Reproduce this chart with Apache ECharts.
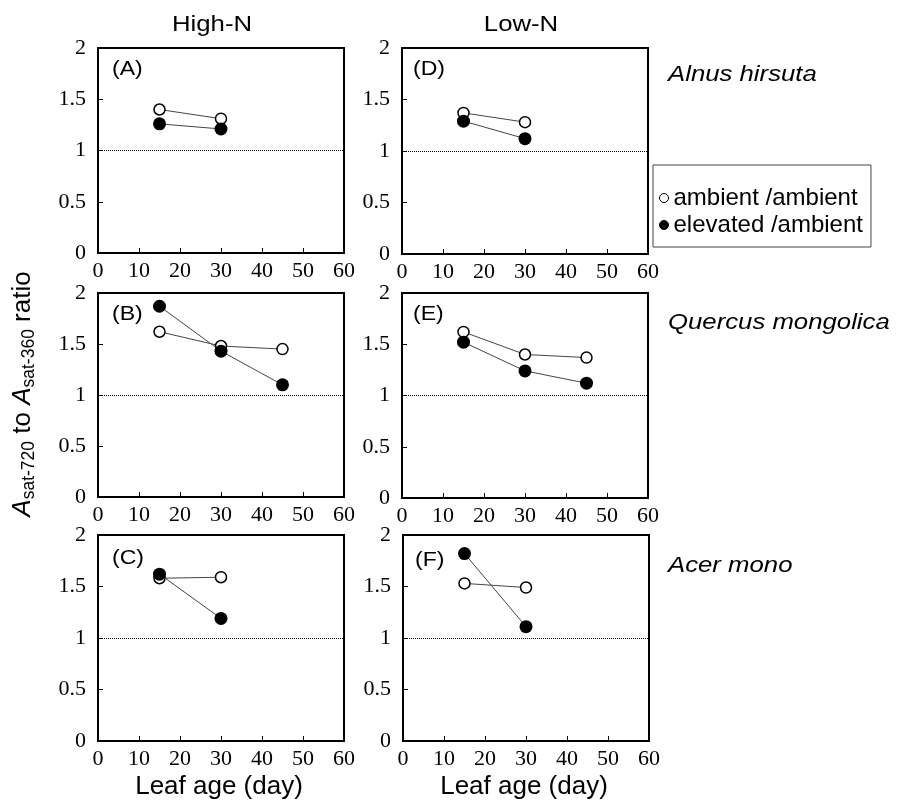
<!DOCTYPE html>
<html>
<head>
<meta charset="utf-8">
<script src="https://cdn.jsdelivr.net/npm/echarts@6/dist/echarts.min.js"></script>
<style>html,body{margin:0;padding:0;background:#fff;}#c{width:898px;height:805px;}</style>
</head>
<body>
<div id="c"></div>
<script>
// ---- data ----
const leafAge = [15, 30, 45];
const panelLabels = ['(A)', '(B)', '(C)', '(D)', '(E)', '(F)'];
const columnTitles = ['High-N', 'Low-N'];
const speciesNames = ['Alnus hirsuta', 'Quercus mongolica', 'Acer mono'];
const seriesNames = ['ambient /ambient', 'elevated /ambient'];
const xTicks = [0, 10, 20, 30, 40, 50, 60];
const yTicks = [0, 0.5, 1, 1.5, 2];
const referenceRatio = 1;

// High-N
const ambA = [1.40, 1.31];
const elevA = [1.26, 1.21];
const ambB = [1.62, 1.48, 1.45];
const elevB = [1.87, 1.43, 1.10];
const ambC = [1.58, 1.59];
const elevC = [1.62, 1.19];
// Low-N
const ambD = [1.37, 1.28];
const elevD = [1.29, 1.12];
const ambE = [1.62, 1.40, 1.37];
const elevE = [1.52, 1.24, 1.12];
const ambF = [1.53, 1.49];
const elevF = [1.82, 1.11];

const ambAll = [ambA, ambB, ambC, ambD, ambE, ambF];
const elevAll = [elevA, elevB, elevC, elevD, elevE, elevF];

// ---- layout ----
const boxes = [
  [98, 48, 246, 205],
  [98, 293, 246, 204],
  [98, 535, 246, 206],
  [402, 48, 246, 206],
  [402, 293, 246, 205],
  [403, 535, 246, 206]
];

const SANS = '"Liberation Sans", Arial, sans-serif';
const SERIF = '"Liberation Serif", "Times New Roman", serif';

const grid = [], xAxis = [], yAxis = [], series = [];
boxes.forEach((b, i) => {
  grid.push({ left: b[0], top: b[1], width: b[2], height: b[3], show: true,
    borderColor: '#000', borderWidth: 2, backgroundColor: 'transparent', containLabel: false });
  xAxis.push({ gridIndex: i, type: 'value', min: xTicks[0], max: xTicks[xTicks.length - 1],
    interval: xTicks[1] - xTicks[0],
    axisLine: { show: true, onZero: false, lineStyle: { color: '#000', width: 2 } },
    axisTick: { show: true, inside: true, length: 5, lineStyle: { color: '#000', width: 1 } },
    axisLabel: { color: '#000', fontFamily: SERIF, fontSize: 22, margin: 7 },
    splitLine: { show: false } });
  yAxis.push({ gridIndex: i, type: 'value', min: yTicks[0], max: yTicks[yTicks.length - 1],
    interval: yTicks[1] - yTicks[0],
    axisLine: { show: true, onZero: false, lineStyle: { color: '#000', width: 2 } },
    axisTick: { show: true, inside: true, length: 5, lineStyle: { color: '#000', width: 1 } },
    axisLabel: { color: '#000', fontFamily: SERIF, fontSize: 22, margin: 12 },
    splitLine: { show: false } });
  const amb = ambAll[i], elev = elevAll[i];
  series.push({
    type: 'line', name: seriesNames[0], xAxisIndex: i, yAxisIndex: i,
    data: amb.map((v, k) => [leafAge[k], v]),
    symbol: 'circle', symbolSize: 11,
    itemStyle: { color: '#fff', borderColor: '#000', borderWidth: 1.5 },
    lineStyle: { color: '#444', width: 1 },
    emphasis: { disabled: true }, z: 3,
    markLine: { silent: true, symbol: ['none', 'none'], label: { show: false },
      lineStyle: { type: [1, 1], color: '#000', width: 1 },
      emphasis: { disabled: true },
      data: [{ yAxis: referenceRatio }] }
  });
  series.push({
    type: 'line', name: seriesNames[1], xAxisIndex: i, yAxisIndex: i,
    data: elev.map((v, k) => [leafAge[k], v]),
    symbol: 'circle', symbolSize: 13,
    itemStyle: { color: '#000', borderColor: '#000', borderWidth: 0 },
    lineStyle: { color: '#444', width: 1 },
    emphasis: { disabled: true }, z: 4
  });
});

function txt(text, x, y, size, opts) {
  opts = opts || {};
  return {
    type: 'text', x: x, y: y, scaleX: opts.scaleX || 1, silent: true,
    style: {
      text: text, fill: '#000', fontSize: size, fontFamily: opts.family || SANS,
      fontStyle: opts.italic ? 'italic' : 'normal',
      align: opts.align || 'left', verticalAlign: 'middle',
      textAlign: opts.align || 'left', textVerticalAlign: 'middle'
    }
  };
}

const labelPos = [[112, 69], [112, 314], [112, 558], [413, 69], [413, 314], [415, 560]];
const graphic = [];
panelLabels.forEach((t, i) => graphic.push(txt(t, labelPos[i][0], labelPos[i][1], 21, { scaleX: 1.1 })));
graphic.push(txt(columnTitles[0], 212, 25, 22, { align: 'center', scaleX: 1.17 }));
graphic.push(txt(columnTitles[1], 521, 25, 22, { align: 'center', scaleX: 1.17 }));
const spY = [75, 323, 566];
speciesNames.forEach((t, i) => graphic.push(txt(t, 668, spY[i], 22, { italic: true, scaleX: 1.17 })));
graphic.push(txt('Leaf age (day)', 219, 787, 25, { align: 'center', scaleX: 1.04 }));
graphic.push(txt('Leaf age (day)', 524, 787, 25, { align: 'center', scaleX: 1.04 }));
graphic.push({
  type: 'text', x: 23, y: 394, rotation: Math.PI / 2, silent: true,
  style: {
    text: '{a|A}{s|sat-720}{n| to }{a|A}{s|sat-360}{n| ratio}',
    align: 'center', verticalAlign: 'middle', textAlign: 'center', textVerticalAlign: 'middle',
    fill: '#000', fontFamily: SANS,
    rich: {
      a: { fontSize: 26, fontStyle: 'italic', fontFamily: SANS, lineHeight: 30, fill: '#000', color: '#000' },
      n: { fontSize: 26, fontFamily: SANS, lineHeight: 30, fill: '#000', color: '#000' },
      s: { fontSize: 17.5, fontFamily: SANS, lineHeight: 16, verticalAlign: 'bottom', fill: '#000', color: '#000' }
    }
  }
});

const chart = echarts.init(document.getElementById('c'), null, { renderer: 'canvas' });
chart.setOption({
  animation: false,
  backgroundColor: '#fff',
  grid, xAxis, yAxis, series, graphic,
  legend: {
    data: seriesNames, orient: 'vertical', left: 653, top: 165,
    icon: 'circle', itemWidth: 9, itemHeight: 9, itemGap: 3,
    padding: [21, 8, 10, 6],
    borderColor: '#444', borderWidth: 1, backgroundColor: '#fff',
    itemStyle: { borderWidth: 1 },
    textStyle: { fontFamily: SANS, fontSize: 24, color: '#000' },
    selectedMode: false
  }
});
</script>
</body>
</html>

> WORK TO COMPLETE
Write out each line again precisely as it appears, skipping every picture.

> RESPONSE TO THE TASK
Reproduce this chart with Apache ECharts.
<!DOCTYPE html>
<html>
<head>
<meta charset="utf-8">
<script src="https://cdn.jsdelivr.net/npm/echarts@6/dist/echarts.min.js"></script>
<style>html,body{margin:0;padding:0;background:#fff;}#c{width:898px;height:805px;}</style>
</head>
<body>
<div id="c"></div>
<script>
// ---- data ----
const leafAge = [15, 30, 45];
const panelLabels = ['(A)', '(B)', '(C)', '(D)', '(E)', '(F)'];
const columnTitles = ['High-N', 'Low-N'];
const speciesNames = ['Alnus hirsuta', 'Quercus mongolica', 'Acer mono'];
const seriesNames = ['ambient /ambient', 'elevated /ambient'];
const xTicks = [0, 10, 20, 30, 40, 50, 60];
const yTicks = [0, 0.5, 1, 1.5, 2];
const referenceRatio = 1;

// High-N
const ambA = [1.40, 1.31];
const elevA = [1.26, 1.21];
const ambB = [1.62, 1.48, 1.45];
const elevB = [1.87, 1.43, 1.10];
const ambC = [1.58, 1.59];
const elevC = [1.62, 1.19];
// Low-N
const ambD = [1.37, 1.28];
const elevD = [1.29, 1.12];
const ambE = [1.62, 1.40, 1.37];
const elevE = [1.52, 1.24, 1.12];
const ambF = [1.53, 1.49];
const elevF = [1.82, 1.11];

const ambAll = [ambA, ambB, ambC, ambD, ambE, ambF];
const elevAll = [elevA, elevB, elevC, elevD, elevE, elevF];

// ---- layout ----
const boxes = [
  [98, 48, 246, 205],
  [98, 293, 246, 204],
  [98, 535, 246, 206],
  [402, 48, 246, 206],
  [402, 293, 246, 205],
  [403, 535, 246, 206]
];

const SANS = '"Liberation Sans", Arial, sans-serif';
const SERIF = '"Liberation Serif", "Times New Roman", serif';

const grid = [], xAxis = [], yAxis = [], series = [];
boxes.forEach((b, i) => {
  grid.push({ left: b[0], top: b[1], width: b[2], height: b[3], show: true,
    borderColor: '#000', borderWidth: 2, backgroundColor: 'transparent', containLabel: false });
  xAxis.push({ gridIndex: i, type: 'value', min: xTicks[0], max: xTicks[xTicks.length - 1],
    interval: xTicks[1] - xTicks[0],
    axisLine: { show: true, onZero: false, lineStyle: { color: '#000', width: 2 } },
    axisTick: { show: true, inside: true, length: 5, lineStyle: { color: '#000', width: 1 } },
    axisLabel: { color: '#000', fontFamily: SERIF, fontSize: 22, margin: 7 },
    splitLine: { show: false } });
  yAxis.push({ gridIndex: i, type: 'value', min: yTicks[0], max: yTicks[yTicks.length - 1],
    interval: yTicks[1] - yTicks[0],
    axisLine: { show: true, onZero: false, lineStyle: { color: '#000', width: 2 } },
    axisTick: { show: true, inside: true, length: 5, lineStyle: { color: '#000', width: 1 } },
    axisLabel: { color: '#000', fontFamily: SERIF, fontSize: 22, margin: 12 },
    splitLine: { show: false } });
  const amb = ambAll[i], elev = elevAll[i];
  series.push({
    type: 'line', name: seriesNames[0], xAxisIndex: i, yAxisIndex: i,
    data: amb.map((v, k) => [leafAge[k], v]),
    symbol: 'circle', symbolSize: 11,
    itemStyle: { color: '#fff', borderColor: '#000', borderWidth: 1.5 },
    lineStyle: { color: '#444', width: 1 },
    emphasis: { disabled: true }, z: 3,
    markLine: { silent: true, symbol: ['none', 'none'], label: { show: false },
      lineStyle: { type: [1, 1], color: '#000', width: 1 },
      emphasis: { disabled: true },
      data: [{ yAxis: referenceRatio }] }
  });
  series.push({
    type: 'line', name: seriesNames[1], xAxisIndex: i, yAxisIndex: i,
    data: elev.map((v, k) => [leafAge[k], v]),
    symbol: 'circle', symbolSize: 13,
    itemStyle: { color: '#000', borderColor: '#000', borderWidth: 0 },
    lineStyle: { color: '#444', width: 1 },
    emphasis: { disabled: true }, z: 4
  });
});

function txt(text, x, y, size, opts) {
  opts = opts || {};
  return {
    type: 'text', x: x, y: y, scaleX: opts.scaleX || 1, silent: true,
    style: {
      text: text, fill: '#000', fontSize: size, fontFamily: opts.family || SANS,
      fontStyle: opts.italic ? 'italic' : 'normal',
      align: opts.align || 'left', verticalAlign: 'middle',
      textAlign: opts.align || 'left', textVerticalAlign: 'middle'
    }
  };
}

const labelPos = [[112, 69], [112, 314], [112, 558], [413, 69], [413, 314], [415, 560]];
const graphic = [];
panelLabels.forEach((t, i) => graphic.push(txt(t, labelPos[i][0], labelPos[i][1], 21, { scaleX: 1.1 })));
graphic.push(txt(columnTitles[0], 212, 25, 22, { align: 'center', scaleX: 1.17 }));
graphic.push(txt(columnTitles[1], 521, 25, 22, { align: 'center', scaleX: 1.17 }));
const spY = [75, 323, 566];
speciesNames.forEach((t, i) => graphic.push(txt(t, 668, spY[i], 22, { italic: true, scaleX: 1.17 })));
graphic.push(txt('Leaf age (day)', 219, 787, 25, { align: 'center', scaleX: 1.04 }));
graphic.push(txt('Leaf age (day)', 524, 787, 25, { align: 'center', scaleX: 1.04 }));
graphic.push({
  type: 'text', x: 23, y: 394, rotation: Math.PI / 2, silent: true,
  style: {
    text: '{a|A}{s|sat-720}{n| to }{a|A}{s|sat-360}{n| ratio}',
    align: 'center', verticalAlign: 'middle', textAlign: 'center', textVerticalAlign: 'middle',
    fill: '#000', fontFamily: SANS,
    rich: {
      a: { fontSize: 26, fontStyle: 'italic', fontFamily: SANS, lineHeight: 30, fill: '#000', color: '#000' },
      n: { fontSize: 26, fontFamily: SANS, lineHeight: 30, fill: '#000', color: '#000' },
      s: { fontSize: 17.5, fontFamily: SANS, lineHeight: 16, verticalAlign: 'bottom', fill: '#000', color: '#000' }
    }
  }
});

const chart = echarts.init(document.getElementById('c'), null, { renderer: 'canvas' });
chart.setOption({
  animation: false,
  backgroundColor: '#fff',
  grid, xAxis, yAxis, series, graphic,
  legend: {
    data: seriesNames, orient: 'vertical', left: 653, top: 165,
    icon: 'circle', itemWidth: 9, itemHeight: 9, itemGap: 3,
    padding: [21, 8, 10, 6],
    borderColor: '#444', borderWidth: 1, backgroundColor: '#fff',
    itemStyle: { borderWidth: 1 },
    textStyle: { fontFamily: SANS, fontSize: 24, color: '#000' },
    selectedMode: false
  }
});
</script>
</body>
</html>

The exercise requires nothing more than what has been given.